Why is this, when John, Koraneng and I (indeed, all of us except for Anne) have no albums
in the top 100, and only a few in the top 1,000? Why did it not show
the rising-then-falling shape I predicted in my conceptual graph above?
The answer is that there is so much music out there that even what we consider niche is usually still top-decile.
In the above chart I binned the Amazon ranks of record collections
by 5,000s, which is the smallest unit that gives any decent overview. I
cut off the chart at 100,000 for visual impact, although the full
analysis and the collections included several albums in the 600,000
range.
All that rising-then-falling shape that I illustrated with the
conceptual s/n graph actually takes place entirely in the top
5,000-10,000 for most people. By the time you're past that the density
of almost everyone's music collection (which is to say, their s/n
ratio) falls as you go down the tail. When you're binning by 5,000s, as
I have, all that the fine structure in the head is obscured by the
larger perspective.
Top 100 is irrelevant in an abundant
market. Even the library of my most mainstream subject (Anne) had an
average rank of 3,000. In the big picture of the Long Tail, there are
so many items that even today's niche looks relatively popular.

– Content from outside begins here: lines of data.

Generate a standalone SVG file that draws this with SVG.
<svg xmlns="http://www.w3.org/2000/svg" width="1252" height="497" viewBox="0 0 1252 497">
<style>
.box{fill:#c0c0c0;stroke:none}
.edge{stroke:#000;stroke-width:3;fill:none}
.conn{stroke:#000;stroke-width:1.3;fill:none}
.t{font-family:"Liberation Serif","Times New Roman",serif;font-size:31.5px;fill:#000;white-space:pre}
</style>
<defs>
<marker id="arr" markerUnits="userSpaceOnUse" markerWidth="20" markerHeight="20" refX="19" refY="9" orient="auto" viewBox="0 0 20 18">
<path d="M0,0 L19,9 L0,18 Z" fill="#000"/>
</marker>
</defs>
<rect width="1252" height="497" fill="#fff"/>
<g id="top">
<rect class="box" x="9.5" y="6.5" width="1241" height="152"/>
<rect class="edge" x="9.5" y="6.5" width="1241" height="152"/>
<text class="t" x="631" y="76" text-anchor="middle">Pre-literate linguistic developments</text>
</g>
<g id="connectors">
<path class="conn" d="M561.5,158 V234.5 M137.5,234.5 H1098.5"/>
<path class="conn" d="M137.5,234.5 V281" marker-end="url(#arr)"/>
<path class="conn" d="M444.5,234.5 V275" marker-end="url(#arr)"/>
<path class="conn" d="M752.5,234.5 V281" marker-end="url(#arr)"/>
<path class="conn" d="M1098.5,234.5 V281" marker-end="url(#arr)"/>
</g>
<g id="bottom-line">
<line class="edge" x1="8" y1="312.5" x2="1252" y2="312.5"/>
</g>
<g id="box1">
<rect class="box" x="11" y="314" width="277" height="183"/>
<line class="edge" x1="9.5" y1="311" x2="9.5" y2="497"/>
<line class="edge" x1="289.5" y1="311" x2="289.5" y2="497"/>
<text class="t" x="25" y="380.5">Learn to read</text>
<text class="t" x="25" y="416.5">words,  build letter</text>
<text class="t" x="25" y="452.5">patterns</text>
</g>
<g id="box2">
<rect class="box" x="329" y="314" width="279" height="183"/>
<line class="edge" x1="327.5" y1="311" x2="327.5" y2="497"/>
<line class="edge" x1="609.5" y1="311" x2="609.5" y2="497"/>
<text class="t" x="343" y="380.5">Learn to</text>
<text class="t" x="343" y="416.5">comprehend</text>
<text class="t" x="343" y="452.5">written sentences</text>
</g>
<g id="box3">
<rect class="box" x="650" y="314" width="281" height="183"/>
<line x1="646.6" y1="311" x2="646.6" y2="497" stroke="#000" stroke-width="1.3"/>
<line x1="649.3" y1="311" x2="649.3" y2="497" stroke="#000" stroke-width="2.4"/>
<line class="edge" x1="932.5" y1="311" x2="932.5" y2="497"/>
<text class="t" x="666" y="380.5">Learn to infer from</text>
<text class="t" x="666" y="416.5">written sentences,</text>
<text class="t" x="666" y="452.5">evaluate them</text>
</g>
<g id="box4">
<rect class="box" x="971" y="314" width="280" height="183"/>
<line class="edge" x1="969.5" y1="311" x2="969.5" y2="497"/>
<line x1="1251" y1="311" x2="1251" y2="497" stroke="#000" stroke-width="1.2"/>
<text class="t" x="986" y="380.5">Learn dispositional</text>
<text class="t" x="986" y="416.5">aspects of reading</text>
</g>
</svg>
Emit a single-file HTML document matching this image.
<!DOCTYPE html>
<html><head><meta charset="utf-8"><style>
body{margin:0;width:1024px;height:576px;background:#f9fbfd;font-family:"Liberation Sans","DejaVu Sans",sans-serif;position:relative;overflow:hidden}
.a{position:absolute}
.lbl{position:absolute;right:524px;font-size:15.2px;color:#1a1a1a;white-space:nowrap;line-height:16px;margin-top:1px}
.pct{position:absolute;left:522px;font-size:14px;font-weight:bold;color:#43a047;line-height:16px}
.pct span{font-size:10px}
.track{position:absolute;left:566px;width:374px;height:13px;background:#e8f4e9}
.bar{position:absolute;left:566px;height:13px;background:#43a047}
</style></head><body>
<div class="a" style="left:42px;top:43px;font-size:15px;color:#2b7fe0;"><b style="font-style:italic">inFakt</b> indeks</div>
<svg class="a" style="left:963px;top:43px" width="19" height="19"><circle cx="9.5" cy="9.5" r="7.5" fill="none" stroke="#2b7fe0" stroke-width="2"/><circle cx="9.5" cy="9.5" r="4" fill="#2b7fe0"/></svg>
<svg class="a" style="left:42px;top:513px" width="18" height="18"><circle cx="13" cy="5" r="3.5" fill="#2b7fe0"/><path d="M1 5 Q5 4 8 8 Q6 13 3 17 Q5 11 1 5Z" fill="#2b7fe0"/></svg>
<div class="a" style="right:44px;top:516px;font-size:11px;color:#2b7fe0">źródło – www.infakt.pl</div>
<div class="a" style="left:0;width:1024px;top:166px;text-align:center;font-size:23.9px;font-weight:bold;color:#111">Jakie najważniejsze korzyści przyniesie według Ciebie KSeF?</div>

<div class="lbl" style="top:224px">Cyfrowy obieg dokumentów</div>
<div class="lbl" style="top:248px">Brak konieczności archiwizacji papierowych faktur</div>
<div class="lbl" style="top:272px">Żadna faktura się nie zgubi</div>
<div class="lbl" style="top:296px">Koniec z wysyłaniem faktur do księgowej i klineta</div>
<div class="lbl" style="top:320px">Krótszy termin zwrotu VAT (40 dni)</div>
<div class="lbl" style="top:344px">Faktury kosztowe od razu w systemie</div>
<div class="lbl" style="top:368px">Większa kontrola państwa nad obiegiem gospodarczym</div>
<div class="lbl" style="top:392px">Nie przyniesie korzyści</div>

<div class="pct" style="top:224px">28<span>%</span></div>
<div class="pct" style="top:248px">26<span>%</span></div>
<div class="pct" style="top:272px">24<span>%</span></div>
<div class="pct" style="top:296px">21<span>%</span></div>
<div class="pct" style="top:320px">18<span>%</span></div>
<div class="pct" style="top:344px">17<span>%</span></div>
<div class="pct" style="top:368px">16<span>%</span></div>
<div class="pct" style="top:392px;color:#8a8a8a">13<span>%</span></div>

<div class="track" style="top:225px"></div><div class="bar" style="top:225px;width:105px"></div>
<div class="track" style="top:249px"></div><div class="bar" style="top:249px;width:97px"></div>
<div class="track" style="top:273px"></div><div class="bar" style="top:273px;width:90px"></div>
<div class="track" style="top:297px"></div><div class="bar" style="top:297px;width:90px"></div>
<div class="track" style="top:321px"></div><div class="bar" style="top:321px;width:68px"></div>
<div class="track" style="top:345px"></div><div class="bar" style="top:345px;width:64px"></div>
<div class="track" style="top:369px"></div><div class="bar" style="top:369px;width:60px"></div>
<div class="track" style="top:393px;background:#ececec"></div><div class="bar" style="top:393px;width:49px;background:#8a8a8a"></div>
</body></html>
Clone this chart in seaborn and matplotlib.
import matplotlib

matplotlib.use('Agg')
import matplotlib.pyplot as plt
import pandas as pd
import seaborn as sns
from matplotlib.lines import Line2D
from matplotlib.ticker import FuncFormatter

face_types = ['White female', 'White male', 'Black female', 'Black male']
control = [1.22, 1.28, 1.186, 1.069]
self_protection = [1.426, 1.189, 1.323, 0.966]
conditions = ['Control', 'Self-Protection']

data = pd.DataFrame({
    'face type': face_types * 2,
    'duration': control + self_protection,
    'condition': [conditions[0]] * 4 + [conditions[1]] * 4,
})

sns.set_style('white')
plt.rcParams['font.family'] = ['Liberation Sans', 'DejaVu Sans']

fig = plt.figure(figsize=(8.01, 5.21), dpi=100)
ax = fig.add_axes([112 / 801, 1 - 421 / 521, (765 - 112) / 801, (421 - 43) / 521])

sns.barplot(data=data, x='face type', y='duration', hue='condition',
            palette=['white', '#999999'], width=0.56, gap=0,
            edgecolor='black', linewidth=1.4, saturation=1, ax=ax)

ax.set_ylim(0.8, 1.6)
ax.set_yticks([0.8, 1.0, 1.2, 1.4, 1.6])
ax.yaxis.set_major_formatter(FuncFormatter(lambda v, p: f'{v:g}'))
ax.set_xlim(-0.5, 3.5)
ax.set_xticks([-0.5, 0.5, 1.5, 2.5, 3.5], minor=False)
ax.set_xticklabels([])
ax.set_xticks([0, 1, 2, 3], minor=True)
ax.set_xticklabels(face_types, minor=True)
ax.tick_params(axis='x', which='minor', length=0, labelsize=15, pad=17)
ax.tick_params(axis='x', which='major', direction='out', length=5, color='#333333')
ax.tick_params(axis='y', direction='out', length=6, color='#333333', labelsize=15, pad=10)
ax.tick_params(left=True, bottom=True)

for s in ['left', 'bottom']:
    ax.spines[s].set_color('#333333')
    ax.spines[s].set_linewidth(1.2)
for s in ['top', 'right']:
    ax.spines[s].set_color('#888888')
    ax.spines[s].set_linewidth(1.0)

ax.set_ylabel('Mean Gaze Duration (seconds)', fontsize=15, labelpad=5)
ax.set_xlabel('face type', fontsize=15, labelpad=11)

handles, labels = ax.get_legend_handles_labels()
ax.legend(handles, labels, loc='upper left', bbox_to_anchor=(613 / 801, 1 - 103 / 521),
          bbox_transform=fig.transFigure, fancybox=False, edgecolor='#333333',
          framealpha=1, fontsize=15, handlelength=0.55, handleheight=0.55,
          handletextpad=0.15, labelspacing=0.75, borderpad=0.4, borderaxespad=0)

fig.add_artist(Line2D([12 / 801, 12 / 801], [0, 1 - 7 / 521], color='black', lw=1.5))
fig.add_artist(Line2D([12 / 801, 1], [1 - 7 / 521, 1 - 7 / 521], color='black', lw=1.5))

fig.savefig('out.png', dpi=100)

For instance, the average sales rank in my own collection was 25,000. That may sound super-fringe, but it
still puts my average in the top 5% of Amazon's offerings. You've got to pull back and see the whole market. And at that
resolution, the falling s/n ratio curve I originally described emerges for almost
all of us.
Long Tails are long, and it's illuminating to stand back and
see the whole curve. The microstructure of the current hits business,
the blockbuster charts our culture has so long fixated on, is quickly lost in the
macrostructure of the entire music universe. It's a big world out
there, and the top 40 is just the beginning of it, not the end.